Kiprah Buya Hamka dalam perjuangan nasional sepanjang 1945-1949, lanjut Azyumardi kian meningkat berbarengan dengan terjadinya perang revolusi menentang kembalinya Belanda ke tanah air. Tahun 1947, Buya Hamka diangkat menjadi Ketua Barisan Pertahanan Nasional bersama Rasuna Said. Selain itu, ia juga diangkat oleh Bung Hatta sebagai Sekretaris Front Pertahanan Nasional.

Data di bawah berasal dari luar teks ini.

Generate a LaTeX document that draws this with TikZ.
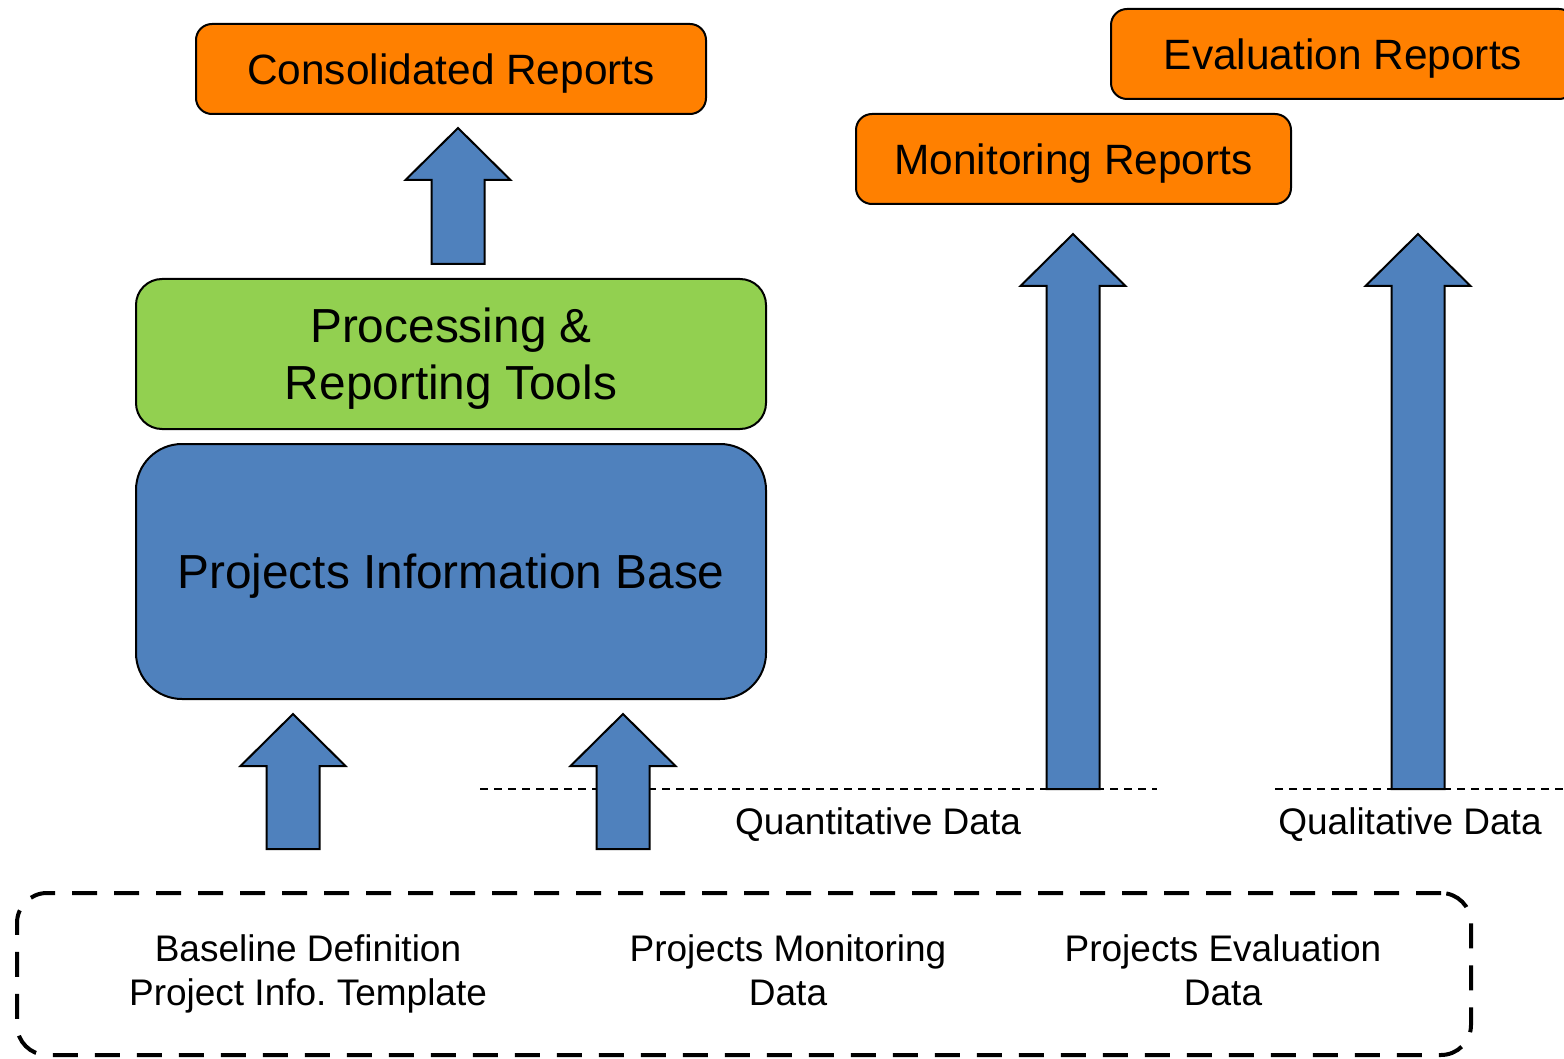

Keaktifan Buya Hamka dalam perjuangan kemerdekaan dilanjutkan dengan membentuk Badan Pembela Negara dan Kota (BPNK) yang nerupakan barisan perlawanan gerilya terbesar di wilayah Sumatera Barat. Azyumardi menegaskan keaktifan Buya Hamka dalam perjuangan kemerdekaan ini berdasarkan pada prinsip pokok yang dipegangnya.

Buya Hamka meyakini bahwa kemerdekaan bangsa sangat mutlak dalam mewujudkan dan meninggikan kemerdekaan diri, yang merupakan keutamaan dan kebajikan pokok bagi setiap muslim. Menurut Buya Hamka kemerdekaan diri mestilah bersumber dari tauhid. Kemerdekaan bangsa bisa terwujud jika umat Islam memiliki kemerdekaan diri atas dasar tauhid.

Tanpa itu, kemerdekaan bangsa akhirnya dapat hancur berkeping-keping. Aktivisme kejuangan Buya Hamka, lanjut Azyumardi dilanjutkan ketika dia terpilih lewat partai Masyumi sebagai anggota Konstituante pada Pemilu 1955.

Meski pada awalnya, ia berjuang menjadikan Indonesia sebagai Negara Islam, ia legowo dan selanjutnya menerima Pancasila sebagai dasar negara dan demokrasi sebagai sistem politik. Di masa Orde Lama pimpinan Presiden Soekarno, Buya Hamka berseberangan.

Dan akhirnya di penjara. Meski dipenjara tanpa di siding, dia terus aktif melakukan perjuangan menyampaikan kebenaran. Ketika Orde Baru berkuasa, dia pun tetap memegang teguh integritas sebagai ulama. Dia berseberangan dengan Presiden Soeharto saat mengeluarkan Fatwa Natal yang sangat tidak disukai oleh pemerintah.